[Work instructions]
The material below holds a span beginning at the line with "Clone this chart in Bokeh." and ending at the line with "from bokeh.resources import INLINE". Quote that span exactly, both ends included, and only that span.

Stored items

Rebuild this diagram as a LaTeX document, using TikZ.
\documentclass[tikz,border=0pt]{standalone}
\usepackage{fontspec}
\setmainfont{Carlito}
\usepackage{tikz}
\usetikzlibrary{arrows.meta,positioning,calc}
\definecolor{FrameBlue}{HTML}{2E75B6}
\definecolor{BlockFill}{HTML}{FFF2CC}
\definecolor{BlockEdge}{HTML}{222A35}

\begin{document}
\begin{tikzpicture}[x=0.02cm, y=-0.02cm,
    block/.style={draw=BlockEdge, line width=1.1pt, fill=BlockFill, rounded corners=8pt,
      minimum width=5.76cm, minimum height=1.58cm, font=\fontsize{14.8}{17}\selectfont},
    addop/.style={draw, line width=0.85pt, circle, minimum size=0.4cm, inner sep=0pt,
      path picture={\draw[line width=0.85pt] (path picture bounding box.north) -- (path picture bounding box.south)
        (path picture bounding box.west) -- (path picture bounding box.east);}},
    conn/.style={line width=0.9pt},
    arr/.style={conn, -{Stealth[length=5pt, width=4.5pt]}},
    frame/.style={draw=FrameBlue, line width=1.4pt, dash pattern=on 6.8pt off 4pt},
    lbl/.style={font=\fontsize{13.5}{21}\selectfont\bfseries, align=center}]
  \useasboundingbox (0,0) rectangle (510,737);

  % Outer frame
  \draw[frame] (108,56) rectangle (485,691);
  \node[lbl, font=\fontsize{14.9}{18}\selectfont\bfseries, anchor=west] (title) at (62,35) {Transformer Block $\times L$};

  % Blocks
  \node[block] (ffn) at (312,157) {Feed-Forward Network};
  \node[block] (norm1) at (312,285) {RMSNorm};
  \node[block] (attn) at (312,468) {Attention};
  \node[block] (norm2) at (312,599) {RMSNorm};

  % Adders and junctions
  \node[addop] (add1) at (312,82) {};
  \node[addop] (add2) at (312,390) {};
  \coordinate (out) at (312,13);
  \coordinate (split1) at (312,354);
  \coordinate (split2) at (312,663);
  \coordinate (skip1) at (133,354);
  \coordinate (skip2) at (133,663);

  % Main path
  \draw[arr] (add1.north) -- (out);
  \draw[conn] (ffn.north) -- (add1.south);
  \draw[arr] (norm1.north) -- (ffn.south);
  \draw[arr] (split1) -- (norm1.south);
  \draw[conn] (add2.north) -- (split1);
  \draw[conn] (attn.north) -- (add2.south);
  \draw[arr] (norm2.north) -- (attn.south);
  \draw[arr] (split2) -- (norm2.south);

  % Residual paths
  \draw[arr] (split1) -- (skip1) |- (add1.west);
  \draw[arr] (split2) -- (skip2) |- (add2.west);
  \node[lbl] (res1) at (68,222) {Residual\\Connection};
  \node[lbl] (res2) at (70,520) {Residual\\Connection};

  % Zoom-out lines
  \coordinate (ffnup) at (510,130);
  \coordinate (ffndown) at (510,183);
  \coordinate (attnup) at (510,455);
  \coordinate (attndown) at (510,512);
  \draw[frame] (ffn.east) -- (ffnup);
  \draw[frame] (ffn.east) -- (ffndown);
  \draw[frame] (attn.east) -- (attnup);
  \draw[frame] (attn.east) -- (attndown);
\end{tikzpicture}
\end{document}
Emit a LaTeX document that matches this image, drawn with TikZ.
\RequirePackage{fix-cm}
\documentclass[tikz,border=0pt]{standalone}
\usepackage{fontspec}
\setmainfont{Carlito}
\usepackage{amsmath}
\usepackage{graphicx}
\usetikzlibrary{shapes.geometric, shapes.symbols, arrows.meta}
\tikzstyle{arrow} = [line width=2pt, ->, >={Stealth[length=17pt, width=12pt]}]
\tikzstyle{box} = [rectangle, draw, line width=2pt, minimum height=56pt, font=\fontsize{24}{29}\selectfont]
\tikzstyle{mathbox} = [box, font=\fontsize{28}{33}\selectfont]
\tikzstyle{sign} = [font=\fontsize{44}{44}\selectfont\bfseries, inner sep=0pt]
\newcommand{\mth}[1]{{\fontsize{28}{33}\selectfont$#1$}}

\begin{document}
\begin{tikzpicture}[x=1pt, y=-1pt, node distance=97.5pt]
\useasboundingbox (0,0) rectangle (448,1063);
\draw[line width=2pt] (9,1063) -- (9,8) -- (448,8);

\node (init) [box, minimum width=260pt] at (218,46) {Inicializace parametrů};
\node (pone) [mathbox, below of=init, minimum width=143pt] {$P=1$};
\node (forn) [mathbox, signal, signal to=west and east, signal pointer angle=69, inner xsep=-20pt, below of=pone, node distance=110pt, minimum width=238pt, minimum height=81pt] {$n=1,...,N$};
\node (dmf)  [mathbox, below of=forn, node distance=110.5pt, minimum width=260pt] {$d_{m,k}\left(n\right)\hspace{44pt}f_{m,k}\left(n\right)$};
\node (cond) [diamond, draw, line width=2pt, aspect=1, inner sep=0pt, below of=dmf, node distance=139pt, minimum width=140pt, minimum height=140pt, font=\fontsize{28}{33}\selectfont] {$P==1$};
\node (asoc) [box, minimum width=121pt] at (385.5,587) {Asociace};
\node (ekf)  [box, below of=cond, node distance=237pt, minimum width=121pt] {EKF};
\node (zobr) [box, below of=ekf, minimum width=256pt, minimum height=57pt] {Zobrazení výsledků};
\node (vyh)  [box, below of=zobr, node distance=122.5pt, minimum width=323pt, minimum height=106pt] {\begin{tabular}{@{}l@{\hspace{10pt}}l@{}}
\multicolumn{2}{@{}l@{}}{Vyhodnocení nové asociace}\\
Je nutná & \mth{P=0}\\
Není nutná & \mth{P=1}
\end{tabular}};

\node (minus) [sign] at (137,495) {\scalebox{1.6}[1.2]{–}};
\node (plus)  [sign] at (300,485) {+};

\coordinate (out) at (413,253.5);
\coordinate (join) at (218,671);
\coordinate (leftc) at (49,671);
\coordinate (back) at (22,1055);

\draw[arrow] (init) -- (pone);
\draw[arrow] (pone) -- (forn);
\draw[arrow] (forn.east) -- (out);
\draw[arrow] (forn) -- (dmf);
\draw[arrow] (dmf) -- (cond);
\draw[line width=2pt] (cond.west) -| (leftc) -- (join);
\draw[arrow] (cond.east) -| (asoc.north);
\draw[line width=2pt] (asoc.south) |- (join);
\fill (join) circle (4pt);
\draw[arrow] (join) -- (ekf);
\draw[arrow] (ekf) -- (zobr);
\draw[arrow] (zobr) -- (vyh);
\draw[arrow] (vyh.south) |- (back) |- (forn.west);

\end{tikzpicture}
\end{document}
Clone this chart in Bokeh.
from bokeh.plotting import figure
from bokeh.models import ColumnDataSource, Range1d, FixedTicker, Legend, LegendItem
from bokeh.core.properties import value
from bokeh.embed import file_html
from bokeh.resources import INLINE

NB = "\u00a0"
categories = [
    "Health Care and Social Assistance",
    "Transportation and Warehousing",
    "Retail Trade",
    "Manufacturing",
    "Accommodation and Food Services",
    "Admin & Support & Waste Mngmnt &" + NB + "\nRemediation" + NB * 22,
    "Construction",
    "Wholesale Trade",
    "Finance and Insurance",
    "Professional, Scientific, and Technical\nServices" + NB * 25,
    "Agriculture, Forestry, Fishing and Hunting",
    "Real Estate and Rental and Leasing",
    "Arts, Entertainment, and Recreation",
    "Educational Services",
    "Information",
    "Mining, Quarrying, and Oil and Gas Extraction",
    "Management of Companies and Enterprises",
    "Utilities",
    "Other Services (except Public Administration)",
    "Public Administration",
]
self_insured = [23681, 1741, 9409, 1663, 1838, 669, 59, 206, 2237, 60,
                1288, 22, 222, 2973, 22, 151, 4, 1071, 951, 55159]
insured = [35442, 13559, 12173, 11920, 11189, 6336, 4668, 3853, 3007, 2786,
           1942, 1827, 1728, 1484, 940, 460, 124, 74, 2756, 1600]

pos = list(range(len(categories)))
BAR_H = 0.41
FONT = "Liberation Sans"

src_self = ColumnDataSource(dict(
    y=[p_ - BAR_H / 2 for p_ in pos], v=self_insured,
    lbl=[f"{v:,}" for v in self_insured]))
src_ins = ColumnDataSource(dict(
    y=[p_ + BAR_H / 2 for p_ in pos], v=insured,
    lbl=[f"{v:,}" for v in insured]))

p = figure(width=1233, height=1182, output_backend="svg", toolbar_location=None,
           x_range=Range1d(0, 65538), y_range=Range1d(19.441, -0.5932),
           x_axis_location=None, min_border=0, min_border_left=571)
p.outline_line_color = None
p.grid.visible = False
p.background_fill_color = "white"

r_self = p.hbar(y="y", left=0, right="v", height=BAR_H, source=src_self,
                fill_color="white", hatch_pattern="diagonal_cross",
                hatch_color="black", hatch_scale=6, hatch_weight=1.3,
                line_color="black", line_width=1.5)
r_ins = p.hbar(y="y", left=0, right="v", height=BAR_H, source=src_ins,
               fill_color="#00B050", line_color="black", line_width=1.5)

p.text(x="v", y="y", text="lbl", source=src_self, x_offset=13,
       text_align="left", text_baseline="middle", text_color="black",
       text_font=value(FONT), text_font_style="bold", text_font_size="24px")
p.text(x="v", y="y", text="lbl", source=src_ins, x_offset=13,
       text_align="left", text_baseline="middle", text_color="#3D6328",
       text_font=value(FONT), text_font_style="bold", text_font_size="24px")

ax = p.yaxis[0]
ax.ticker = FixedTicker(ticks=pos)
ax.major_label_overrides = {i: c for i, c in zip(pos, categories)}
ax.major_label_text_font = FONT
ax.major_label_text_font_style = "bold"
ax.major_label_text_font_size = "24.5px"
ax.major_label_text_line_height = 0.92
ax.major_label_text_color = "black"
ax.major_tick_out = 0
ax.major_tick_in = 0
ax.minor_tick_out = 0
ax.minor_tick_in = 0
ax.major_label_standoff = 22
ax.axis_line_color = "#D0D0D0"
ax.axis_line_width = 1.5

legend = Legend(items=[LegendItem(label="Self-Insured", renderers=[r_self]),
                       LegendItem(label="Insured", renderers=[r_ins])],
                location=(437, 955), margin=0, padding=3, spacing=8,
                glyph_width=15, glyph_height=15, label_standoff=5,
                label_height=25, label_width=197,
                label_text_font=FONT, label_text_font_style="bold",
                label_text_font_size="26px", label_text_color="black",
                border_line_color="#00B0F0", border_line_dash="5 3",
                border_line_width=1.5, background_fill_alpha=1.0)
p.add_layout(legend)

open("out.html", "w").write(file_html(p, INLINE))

[Solution to this problem]
Clone this chart in Bokeh.
from bokeh.plotting import figure
from bokeh.models import ColumnDataSource, Range1d, FixedTicker, Legend, LegendItem
from bokeh.core.properties import value
from bokeh.embed import file_html
from bokeh.resources import INLINE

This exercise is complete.